# Well that's unfortunate...



## SomeGuy (Feb 21, 2022)

Was having some trouble while using a cutoff tool today...chatter and almost binding up at times and just messy. 

Found out, one of the bolts holding the compound was stripped....thanks previous owner. I didn't have another T bolt to fit, so I carefully grinded this one down (since I couldn't use the lathe without this) and then re-tapped it to a smaller thread.

Need to find a replacement now, it's M10x1.5 if anyone has a convenient link.


----------



## Susquatch (Feb 21, 2022)

Where does that go again? 

Need somebody to make you one?


----------



## SomeGuy (Feb 21, 2022)

Susquatch said:


> Where does that go again?
> 
> Need somebody to make you one?



One of the two bolts in the T-Slots that holds the compound to the cross slide.






I guess tapped was the wrong word, I re-cut a smaller thread into the old bolt so that I could at least hold the compound for now...with the lathe back in action, I can certainly make a new one by just taking a larger bolt, squaring the head up, turning down the diameter, and cutting new threads.
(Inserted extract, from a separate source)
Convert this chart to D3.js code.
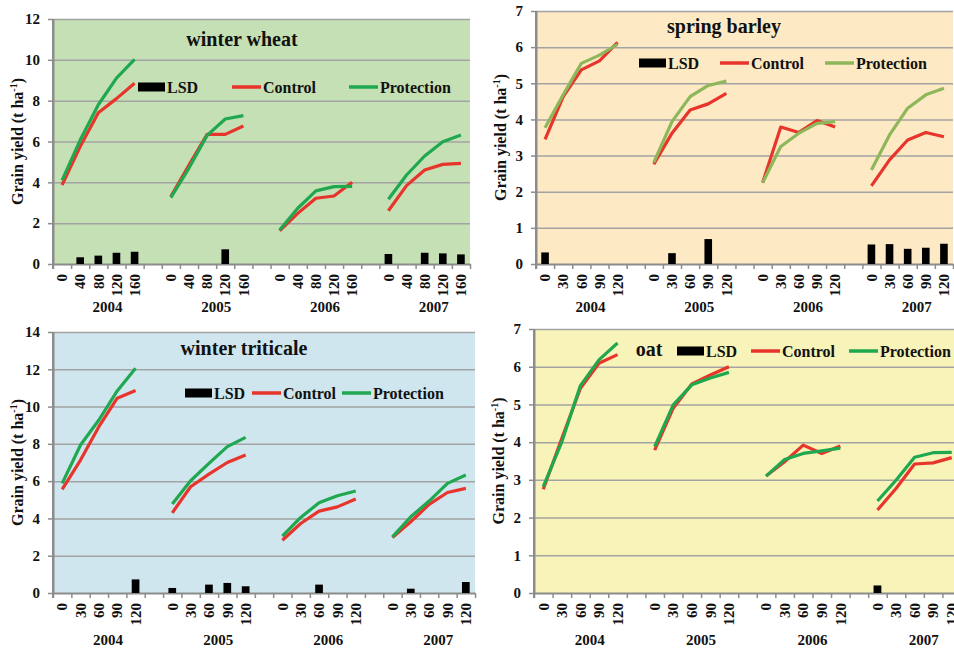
<!DOCTYPE html>
<html><head><meta charset="utf-8">
<script src="https://cdn.jsdelivr.net/npm/d3@7"></script>
<style>
body{margin:0;background:#fff}
svg{display:block}
text{font-family:"Liberation Serif","Times New Roman",serif;font-weight:bold;fill:#111}
</style>
</head><body>
<svg id="chart" width="954" height="652"></svg>
<script>
// ---------- DATA ----------
const years = ["2004", "2005", "2006", "2007"];
const wheatDoses = ["0", "40", "80", "120", "160"];
const otherDoses = ["0", "30", "60", "90", "120"];

const wheatControl    = [3.87,5.75,7.41,8.10,8.85, 3.30,4.85,6.35,6.35,6.76, 1.63,2.48,3.22,3.33,4.00, 2.61,3.84,4.60,4.88,4.93];
const wheatProtection = [4.10,6.07,7.80,9.10,10.02, 3.25,4.70,6.30,7.10,7.27, 1.67,2.73,3.58,3.79,3.80, 3.17,4.36,5.29,5.99,6.32];
const wheatLSD        = [null,0.33,0.41,0.55,0.60, null,null,null,0.72,null, null,null,null,null,null, 0.49,null,0.55,0.52,0.47];

const barleyControl    = [3.45,4.63,5.37,5.62,6.13, 2.76,3.62,4.26,4.43,4.72, 2.25,3.79,3.64,3.97,3.79, 2.16,2.88,3.43,3.64,3.52];
const barleyProtection = [3.77,4.68,5.55,5.78,6.08, 2.81,3.94,4.63,4.94,5.06, 2.25,3.25,3.62,3.89,3.94, 2.60,3.57,4.31,4.68,4.86];
const barleyLSD        = [0.32,null,null,null,null, null,0.30,null,0.69,null, null,null,null,null,null, 0.54,0.55,0.42,0.45,0.56];

const triticaleControl    = [5.56,7.13,8.92,10.45,10.86, 4.30,5.70,6.38,7.00,7.40, 2.83,3.73,4.39,4.62,5.04, 2.97,3.82,4.75,5.39,5.61];
const triticaleProtection = [5.88,7.94,9.28,10.84,12.06, 4.77,6.02,6.95,7.85,8.35, 3.05,4.05,4.84,5.22,5.47, 3.01,4.09,4.93,5.88,6.33];
const triticaleLSD        = [null,null,null,null,0.73, 0.27,null,0.45,0.54,0.36, null,null,0.45,null,null, null,0.23,null,null,0.59];

const oatControl    = [2.75,4.10,5.43,6.09,6.32, 3.79,4.90,5.54,5.78,6.00, 3.10,3.48,3.92,3.70,3.90, 2.20,2.77,3.42,3.45,3.59];
const oatProtection = [2.82,4.01,5.50,6.18,6.63, 3.88,4.99,5.52,5.70,5.85, 3.10,3.54,3.70,3.77,3.84, 2.44,2.99,3.60,3.72,3.73];
const oatLSD        = [null,null,null,null,null, null,null,null,null,null, null,null,null,null,null, 0.20,null,null,null,null];

const legendLabels = ["LSD", "Control", "Protection"];
const yAxisTitle = "Grain yield (t ha";

// ---------- LAYOUT / STYLE ----------
const RED = "#e8352c";
const panels = [
  {title:"winter wheat", doses:wheatDoses, control:wheatControl, protection:wheatProtection, lsd:wheatLSD,
   yMax:12, yStep:2, bg:"#c5e0b4", prot:"#1fa84f",
   box:{l:53,r:470,t:19,b:264}, titleX:242, titleY:46,
   leg:{y:87, lsd:138, ctrl:232, prot:349}, yearDy:48},
  {title:"spring barley", doses:otherDoses, control:barleyControl, protection:barleyProtection, lsd:barleyLSD,
   yMax:7, yStep:1, bg:"#fde9c3", prot:"#8db75a",
   box:{l:536,r:953,t:11,b:264}, titleX:724, titleY:33,
   leg:{y:63, lsd:639, ctrl:720, prot:825}, yearDy:48},
  {title:"winter triticale", doses:otherDoses, control:triticaleControl, protection:triticaleProtection, lsd:triticaleLSD,
   yMax:14, yStep:2, bg:"#cfe6ee", prot:"#1fa84f",
   box:{l:53,r:475,t:332,b:593}, titleX:244, titleY:355,
   leg:{y:393, lsd:185, ctrl:252, prot:342}, yearDy:52},
  {title:"oat", doses:otherDoses, control:oatControl, protection:oatProtection, lsd:oatLSD,
   yMax:7, yStep:1, bg:"#f8f3b9", prot:"#1fa84f",
   box:{l:534,r:961,t:329,b:593}, titleX:649, titleY:356, titleInLegend:true,
   leg:{y:351, lsd:677, ctrl:751, prot:849}, yearDy:52}
];

const svg = d3.select("#chart");
const nCat = 23; // 4 groups of 5 + 3 blank gaps

panels.forEach(p => {
  const g = svg.append("g");
  const {l, r, t, b} = p.box;

  // category index of each data point
  const catIndex = (i) => Math.floor(i / 5) * 6 + (i % 5);
  const x = d3.scaleBand().domain(d3.range(nCat)).range([l, r]).padding(0);
  const xb = d3.scaleLinear().domain([0, nCat]).range([l, r]);
  const y = d3.scaleLinear().domain([0, p.yMax]).range([b, t]);
  const cx = i => x(catIndex(i)) + x.bandwidth() / 2;

  // plot background
  g.append("rect").attr("x", l).attr("y", t).attr("width", r - l).attr("height", b - t).attr("fill", p.bg);

  // gridlines
  const yTicks = d3.range(0, p.yMax + 0.001, p.yStep);
  const grid = g.append("g").attr("transform", `translate(${l},0)`)
    .call(d3.axisLeft(y).tickValues(yTicks.filter(v => v > 0)).tickSize(-(r - l)).tickFormat(""));
  grid.select(".domain").remove();
  grid.selectAll("line").attr("stroke", "#a3a3a3").attr("stroke-width", 1.5);

  // y axis
  const ya = g.append("g").attr("transform", `translate(${l},0)`)
    .call(d3.axisLeft(y).tickValues(yTicks).tickSize(5).tickPadding(8).tickSizeOuter(0).tickFormat(d3.format("d")));
  ya.select(".domain").attr("stroke", "#8c8c8c").attr("stroke-width", 2);
  ya.selectAll("line").attr("stroke", "#8c8c8c").attr("stroke-width", 1.5);
  ya.selectAll("text").attr("font-size", 15).attr("font-family", '"Liberation Serif",serif').attr("font-weight", "bold").attr("fill", "#111");

  // x axis (boundary ticks)
  const xa = g.append("g").attr("transform", `translate(0,${b})`)
    .call(d3.axisBottom(xb).tickValues(d3.range(0, nCat + 1)).tickSize(5).tickSizeOuter(0).tickFormat(""));
  xa.select(".domain").attr("stroke", "#8c8c8c").attr("stroke-width", 2);
  xa.selectAll("line").attr("stroke", "#8c8c8c").attr("stroke-width", 1.5);

  // y axis line extension
  g.append("line").attr("x1", l).attr("x2", l).attr("y1", t).attr("y2", b + 5).attr("stroke", "#8c8c8c").attr("stroke-width", 2);

  // x tick labels (rotated)
  const labels = [];
  years.forEach((yr, gi) => p.doses.forEach((d, di) => labels.push({i: gi * 5 + di, text: d})));
  g.selectAll(".xl").data(labels).enter().append("text")
    .attr("transform", d => `translate(${cx(d.i)},${b + 10}) rotate(-90)`)
    .attr("text-anchor", "end").attr("dy", "0.35em")
    .attr("font-size", 15).text(d => d.text);

  // year labels
  g.selectAll(".yr").data(years).enter().append("text")
    .attr("x", (d, gi) => xb(gi * 6 + 3)).attr("y", b + p.yearDy)
    .attr("text-anchor", "middle").attr("font-size", 15).text(d => d);

  // LSD bars
  const bw = x.bandwidth() * 0.42;
  const bars = p.lsd.map((v, i) => ({i, v})).filter(d => d.v != null);
  g.selectAll(".bar").data(bars).enter().append("rect")
    .attr("x", d => cx(d.i) - bw / 2).attr("width", bw)
    .attr("y", d => y(d.v)).attr("height", d => y(0) - y(d.v)).attr("fill", "#000");

  // lines per year segment
  const line = d3.line().x(d => cx(d.i)).y(d => y(d.v));
  [[p.control, RED], [p.protection, p.prot]].forEach(([vals, col]) => {
    years.forEach((yr, gi) => {
      const seg = d3.range(5).map(k => ({i: gi * 5 + k, v: vals[gi * 5 + k]}));
      g.append("path").datum(seg).attr("d", line).attr("fill", "none")
        .attr("stroke", col).attr("stroke-width", 3.2).attr("stroke-linejoin", "round");
    });
  });

  // title
  g.append("text").attr("x", p.titleX).attr("y", p.titleY).attr("text-anchor", "middle")
    .attr("font-size", 20).text(p.title);

  // legend
  const L = p.leg;
  g.append("rect").attr("x", L.lsd).attr("y", L.y - 4.5).attr("width", 27).attr("height", 9).attr("fill", "#000");
  g.append("text").attr("x", L.lsd + 29).attr("y", L.y + 5.5).attr("font-size", 16).text(legendLabels[0]);
  g.append("line").attr("x1", L.ctrl).attr("x2", L.ctrl + 29).attr("y1", L.y).attr("y2", L.y)
    .attr("stroke", RED).attr("stroke-width", 3.5);
  g.append("text").attr("x", L.ctrl + 31).attr("y", L.y + 5.5).attr("font-size", 16).text(legendLabels[1]);
  g.append("line").attr("x1", L.prot).attr("x2", L.prot + 29).attr("y1", L.y).attr("y2", L.y)
    .attr("stroke", p.prot).attr("stroke-width", 3.5);
  g.append("text").attr("x", L.prot + 31).attr("y", L.y + 5.5).attr("font-size", 16).text(legendLabels[2]);

  // y axis title
  const yt = g.append("text")
    .attr("transform", `translate(${l - 30},${(t + b) / 2}) rotate(-90)`)
    .attr("text-anchor", "middle").attr("font-size", 16);
  yt.append("tspan").text(yAxisTitle);
  yt.append("tspan").attr("font-size", 10).attr("dy", "-0.6em").text("-1");
  yt.append("tspan").attr("dy", "0.38em").text(")");
});
</script>
</body></html>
No biggy.


----------



## Degen (Feb 23, 2022)

Go onto amazon.ca you'll find bolts there, little work with a drill, welder and grinder will get you back you and running.

Are you in the GTA?


----------



## SomeGuy (Feb 23, 2022)

Degen said:


> Go onto amazon.ca you'll find bolts there, little work with a drill, welder and grinder will get you back you and running.
> 
> Are you in the GTA?



Not the GTA, but southern ontario yes.

I've ordered some exact replacements from ebay, but have plenty of regular bolts, I'll just reshape one to be close enough for now.


----------